Modeling the Molten Salt Reactor Experiment With the GOTHIC Code

Abstract

Abstract GOTHIC 8.3(QA) includes capabilities for modeling advanced, non-light water cooled reactors. Important capabilities introduced in GOTHIC 8.3(QA) include fluid property tables for various molten salts, an enhancement to the tracer tracking module to allow radioactive decay energy to be released locally in the carrier fluid and other improvements to the neutron kinetics module. With these new capabilities in place, GOTHIC is used to benchmark steady-state and transient conditions in the Molten Salt Reactor Experiment (MSRE), which operated at Oak Ridge National Laboratory from 1965 to 1969. In this experimental reactor, UF4 fuel was dissolved in molten fluoride salt, and criticality could be achieved only in the graphite moderated core. An air-cooled radiator transferred fission and decay heat to the environment. The design thermal output of the MSRE was 10 MWt, but the radiator design limited the output to 8 MWt. The original design parameters neglected the impact of decay heat on system temperatures.
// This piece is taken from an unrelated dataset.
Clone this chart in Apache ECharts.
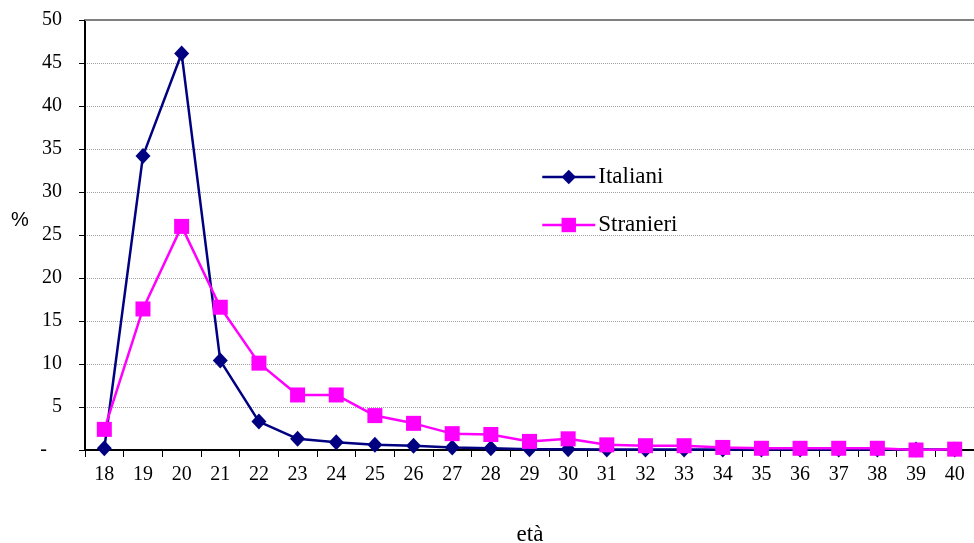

GOTHIC is used to benchmark system operating parameters at both the 10 MWt design condition and the 8 MWt operating condition, both with and without decay heat. The cases that include decay heat apply 7% of the nominal thermal output using the eleven decay heat precursors from ASB 9-2 as tracers. The results of the benchmark exhibit good agreement with design and operating data and demonstrate heat-up due to decay heat in the fuel salt outside the core. In the MSRE, delayed neutron precursors are not confined to the core because the fuel and fission products flow through the system. As a result, there are different values for (effective) delayed neutron fraction with and without flow, and the decay of delayed neutron precursors outside the core under full-flow conditions reduces reactivity by 0.212 % δk/k. Zero power physics testing included fuel salt pump start-up and coast-down transients with a control rod automatically moving to maintain criticality. The control rod motion calculated by GOTHIC is a reasonable match to measured data from these transients. Low power testing included a natural convection transient with no control rod motion such that reactor power was responding to heat load demand from the radiator. The reactor power and fuel salt and coolant salt temperatures calculated by GOTHIC exhibit good agreement with measured data.